◆ WHAT IS BEING ASKED ◆
Retype the opening lines of the listing below, ending with the line that contains "hijing_y = [2.18, 3.31]", and leave out any pictures.

◆ DATASET CONTENT ◆
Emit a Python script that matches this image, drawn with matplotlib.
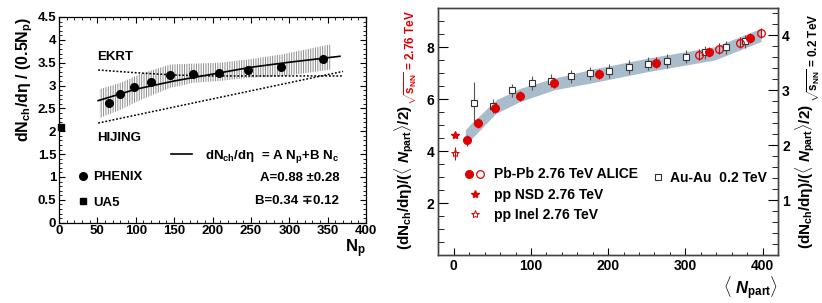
import matplotlib
matplotlib.use("Agg")
import matplotlib.pyplot as plt
from matplotlib.lines import Line2D
from matplotlib.legend_handler import HandlerTuple
from matplotlib.ticker import MultipleLocator

# ---- left panel: dNch/deta / (0.5 Np) vs Np
phenix_np = [65, 80, 98, 120, 145, 174, 208, 246, 289, 344]
phenix_y = [2.62, 2.82, 2.97, 3.08, 3.22, 3.25, 3.27, 3.33, 3.41, 3.59]
ua5_np = [2]
ua5_y = [2.1]
# systematic band (hatched)
sys_np = [53, 80, 107, 145, 175, 209, 246, 290, 354]
sys_lo = [2.29, 2.47, 2.69, 2.95, 3.06, 3.10, 3.17, 3.20, 3.35]
sys_hi = [2.92, 3.06, 3.26, 3.46, 3.48, 3.50, 3.57, 3.68, 3.90]
# fit A Np + B Nc
fit_np = [51, 100, 150, 200, 250, 300, 366]
fit_y = [2.67, 2.92, 3.10, 3.25, 3.40, 3.51, 3.64]
ekrt_np = [51, 100, 150, 200, 370]
ekrt_y = [3.34, 3.28, 3.23, 3.21, 3.21]
hijing_np = [51, 370]
hijing_y = [2.18, 3.31]

# ---- right panel: (dNch/deta)/(<Npart>/2) vs <Npart>
alice_np = [17, 32, 54, 86, 130, 188, 262, 330, 384]
alice_y = [4.41, 5.08, 5.67, 6.12, 6.62, 6.98, 7.41, 7.82, 8.35]
alice_err = [0.2, 0.2, 0.2, 0.2, 0.2, 0.2, 0.2, 0.2, 0.2]
alice2_np = [318, 343, 371, 398]
alice2_y = [7.72, 7.95, 8.18, 8.54]
alice2_err = [0.2, 0.2, 0.2, 0.2]
auau_np = [26, 51, 76, 101, 126, 152, 176, 201, 227, 251, 276, 301, 326, 352, 377]
auau_y = [2.76, 2.71, 3.00, 3.13, 3.17, 3.25, 3.31, 3.35, 3.42, 3.48, 3.53, 3.61, 3.69, 3.78, 3.89]
auau_err = [0.39, 0.13, 0.12, 0.12, 0.12, 0.12, 0.12, 0.12, 0.12, 0.12, 0.12, 0.12, 0.12, 0.12, 0.12]
ppnsd_np = [2]
ppnsd_y = [4.63]
ppinel_np = [2]
ppinel_y = [3.92]
ppinel_err = [0.25]
band_np = [15, 22, 32, 55, 86, 130, 177, 251, 338, 398]
band_lo = [4.24, 4.45, 4.75, 5.46, 5.91, 6.36, 6.62, 7.06, 7.51, 8.22]
band_hi = [4.82, 5.05, 5.33, 5.97, 6.42, 6.81, 7.14, 7.58, 8.02, 8.73]

RED = "#e00000"
BAND = "#a9bccb"

plt.rcParams["font.family"] = ["Liberation Sans", "DejaVu Sans"]
plt.rcParams["font.weight"] = "bold"
plt.rcParams["axes.labelweight"] = "bold"
plt.rcParams["mathtext.fontset"] = "custom"
plt.rcParams["mathtext.rm"] = "Liberation Sans:weight=bold"
plt.rcParams["mathtext.bf"] = "Liberation Sans:weight=bold"
plt.rcParams["mathtext.it"] = "Liberation Sans:style=italic:weight=bold"
plt.rcParams["mathtext.default"] = "rm"
plt.rcParams["hatch.linewidth"] = 0.7


def bold_ticks(a):
    for t in a.get_xticklabels() + a.get_yticklabels():
        t.set_fontweight("bold")


def main():
    fig = plt.figure(figsize=(8.22, 3.03), dpi=100)

    # ================= left panel
    ax = fig.add_axes([0.0718, 0.265, 0.3735, 0.679])
    ax.fill_between(sys_np, sys_lo, sys_hi, facecolor="none", edgecolor="#8c8c8c",
                    hatch="|" * 7, linewidth=0)
    ax.plot(fit_np, fit_y, color="black", lw=1.2)
    ax.plot(ekrt_np, ekrt_y, color="black", lw=1.1, ls=(0, (1.2, 1.2)))
    ax.plot(hijing_np, hijing_y, color="black", lw=1.1, ls=(0, (1.2, 1.2)))
    ax.plot(phenix_np, phenix_y, "o", color="black", ms=5.5, zorder=5)
    ax.plot(ua5_np, ua5_y, "s", color="black", ms=5, zorder=5, clip_on=False)

    ax.set_xlim(0, 400)
    ax.set_ylim(0, 4.5)
    ax.xaxis.set_major_locator(MultipleLocator(50))
    ax.xaxis.set_minor_locator(MultipleLocator(10))
    ax.yaxis.set_minor_locator(MultipleLocator(0.1))
    ax.set_yticks([0, 0.5, 1, 1.5, 2, 2.5, 3, 3.5, 4, 4.5])
    ax.set_yticklabels(["0", "0.5", "1", "1.5", "2", "2.5", "3", "3.5", "4", "4.5"])
    ax.tick_params(which="both", direction="in", top=True, right=True, labelsize=9.5)
    ax.tick_params(which="major", length=4, pad=2)
    ax.tick_params(which="minor", length=2.2)
    bold_ticks(ax)
    for s in ax.spines.values():
        s.set_linewidth(0.9)

    ax.set_ylabel("dN$_{ch}$/dη / (0.5N$_{p}$)", fontsize=11.5, loc="top", labelpad=2)
    ax.set_xlabel("N$_{p}$", fontsize=12, loc="right", labelpad=0)

    ax.text(49, 3.63, "EKRT", fontsize=9.5, va="center")
    ax.text(49, 1.86, "HIJING", fontsize=9.5, va="center")
    ax.text(365, 0.97, "A=0.88 ±0.28", fontsize=9.5, va="center", ha="right")
    ax.text(365, 0.48, "B=0.34 ∓0.12", fontsize=9.5, va="center", ha="right")

    fit_h = Line2D([], [], color="black", lw=1.2)
    leg1 = ax.legend([fit_h], ["dN$_{ch}$/dη  = A N$_{p}$+B N$_{c}$"], loc="center left",
                     bbox_to_anchor=(0.365, 0.321), frameon=False,
                     prop={"size": 9.5, "weight": "bold"},
                     handlelength=1.6, handletextpad=1.0, borderpad=0, borderaxespad=0)
    ax.add_artist(leg1)
    ph_h = Line2D([], [], marker="o", ls="none", color="black", ms=5.5)
    ua_h = Line2D([], [], marker="s", ls="none", color="black", ms=5)
    ax.legend([ph_h, ua_h], ["PHENIX", "UA5"], loc="center left",
              bbox_to_anchor=(0.055, 0.16), frameon=False, prop={"size": 9.5, "weight": "bold"},
              handlelength=1.0, handletextpad=0.3, borderpad=0, borderaxespad=0,
              labelspacing=1.0)

    # ================= right panel
    bx = fig.add_axes([0.5332, 0.1584, 0.4133, 0.8142])
    bx.fill_between(band_np, band_lo, band_hi, color=BAND, lw=0, zorder=1)
    bx.errorbar(ppinel_np, ppinel_y, yerr=ppinel_err, fmt="*", mfc="none", mec=RED,
                ecolor=RED, ms=6, mew=0.7, elinewidth=0.8, capsize=0, zorder=4, clip_on=False)
    bx.plot(ppnsd_np, ppnsd_y, "*", color=RED, ms=6, zorder=4)

    bx.set_xlim(-20, 420)
    bx.set_ylim(0, 9.5)
    bx.xaxis.set_major_locator(MultipleLocator(100))
    bx.xaxis.set_minor_locator(MultipleLocator(20))
    bx.set_yticks([2, 4, 6, 8])
    bx.yaxis.set_minor_locator(MultipleLocator(0.5))
    bx.tick_params(which="both", direction="in", labelsize=10)
    bx.tick_params(axis="y", which="major", length=7, pad=3)
    bx.tick_params(axis="y", which="minor", length=4.5)
    bx.tick_params(axis="x", which="major", length=5, pad=3)
    bx.tick_params(axis="x", which="minor", length=2.5)
    bold_ticks(bx)
    for s in bx.spines.values():
        s.set_linewidth(1.0)
        s.set_color("#444444")

    # Au-Au on its own (right) scale, drawn under the ALICE points
    bx2 = bx.twinx()
    bx2.errorbar(auau_np, auau_y, yerr=auau_err, fmt="s", mfc="white", mec="#333333",
                 ecolor="#555555", ms=4.3, mew=0.8, elinewidth=0.8, capsize=0, zorder=3)
    bx2.set_ylim(0, 4.49)
    bx2.set_yticks([1, 2, 3, 4])
    bx2.yaxis.set_minor_locator(MultipleLocator(0.2))
    bx2.tick_params(which="both", direction="in", labelsize=10)
    bx2.tick_params(which="major", length=7, pad=3)
    bx2.tick_params(which="minor", length=4.5)
    bold_ticks(bx2)
    for s in bx2.spines.values():
        s.set_linewidth(1.0)
        s.set_color("#444444")

    # ALICE points on top of the twin axis
    bx3 = bx.twinx()
    bx3.set_ylim(0, 9.5)
    bx3.axis("off")
    bx3.errorbar(alice_np, alice_y, yerr=alice_err, fmt="o", color=RED, ms=5.5,
                 elinewidth=0.8, capsize=0, zorder=4)
    bx3.errorbar(alice2_np, alice2_y, yerr=alice2_err, fmt="o", mfc="none", mec=RED,
                 ecolor=RED, ms=5.5, mew=0.9, elinewidth=0.8, capsize=0, zorder=4)

    ylab = "(dN$_{ch}$/dη)/($\\langle$ $\\mathit{N}_{part}$$\\rangle$/2)"
    bx.text(-0.101, 0.315, ylab, transform=bx.transAxes, rotation=90, fontsize=11,
            ha="center", va="center")
    bx.text(-0.083, 0.8, "$\\sqrt{s_{NN}}$ = 2.76 TeV", transform=bx.transAxes,
            rotation=90, fontsize=8.5, color=RED, ha="center", va="center")
    bx.text(1.0795, 0.319, ylab, transform=bx.transAxes, rotation=90, fontsize=11,
            ha="center", va="center")
    bx.text(1.104, 0.8, "$\\sqrt{s_{NN}}$ = 0.2 TeV", transform=bx.transAxes,
            rotation=90, fontsize=8.5, color="black", ha="center", va="center")
    bx.set_xlabel("$\\langle$ $\\mathit{N}_{part}$$\\rangle$", fontsize=12, loc="right",
                  labelpad=1)

    f_h = Line2D([], [], marker="o", ls="none", color=RED, ms=5.5)
    o_h = Line2D([], [], marker="o", ls="none", mfc="none", mec=RED, ms=5.5, mew=0.9)
    s1_h = Line2D([], [], marker="*", ls="none", color=RED, ms=6)
    s2_h = Line2D([], [], marker="*", ls="none", mfc="none", mec=RED, ms=6, mew=0.7)
    leg2 = bx3.legend([(f_h, o_h), s1_h, s2_h],
                      ["Pb-Pb 2.76 TeV ALICE", "pp NSD 2.76 TeV", "pp Inel 2.76 TeV"],
                      handler_map={tuple: HandlerTuple(ndivide=None, pad=0)},
                      loc="upper left", bbox_to_anchor=(0.075, 0.355), frameon=False,
                      prop={"size": 10, "weight": "bold"}, handlelength=1.6,
                      handletextpad=0.6, borderpad=0, borderaxespad=0, labelspacing=0.45)
    bx3.add_artist(leg2)
    sq_h = Line2D([], [], marker="s", ls="none", mfc="white", mec="#333333", ms=4.3, mew=0.8)
    bx3.legend([sq_h], ["Au-Au  0.2 TeV"], loc="center left", bbox_to_anchor=(0.63, 0.314),
               frameon=False, prop={"size": 10, "weight": "bold"}, handlelength=0.8,
               handletextpad=0.5, borderpad=0, borderaxespad=0)

    fig.savefig("out.png", dpi=100)


if __name__ == "__main__":
    main()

◆ EXERCISE RESULT ◆
Emit a Python script that matches this image, drawn with matplotlib.
import matplotlib
matplotlib.use("Agg")
import matplotlib.pyplot as plt
from matplotlib.lines import Line2D
from matplotlib.legend_handler import HandlerTuple
from matplotlib.ticker import MultipleLocator

# ---- left panel: dNch/deta / (0.5 Np) vs Np
phenix_np = [65, 80, 98, 120, 145, 174, 208, 246, 289, 344]
phenix_y = [2.62, 2.82, 2.97, 3.08, 3.22, 3.25, 3.27, 3.33, 3.41, 3.59]
ua5_np = [2]
ua5_y = [2.1]
# systematic band (hatched)
sys_np = [53, 80, 107, 145, 175, 209, 246, 290, 354]
sys_lo = [2.29, 2.47, 2.69, 2.95, 3.06, 3.10, 3.17, 3.20, 3.35]
sys_hi = [2.92, 3.06, 3.26, 3.46, 3.48, 3.50, 3.57, 3.68, 3.90]
# fit A Np + B Nc
fit_np = [51, 100, 150, 200, 250, 300, 366]
fit_y = [2.67, 2.92, 3.10, 3.25, 3.40, 3.51, 3.64]
ekrt_np = [51, 100, 150, 200, 370]
ekrt_y = [3.34, 3.28, 3.23, 3.21, 3.21]
hijing_np = [51, 370]
hijing_y = [2.18, 3.31]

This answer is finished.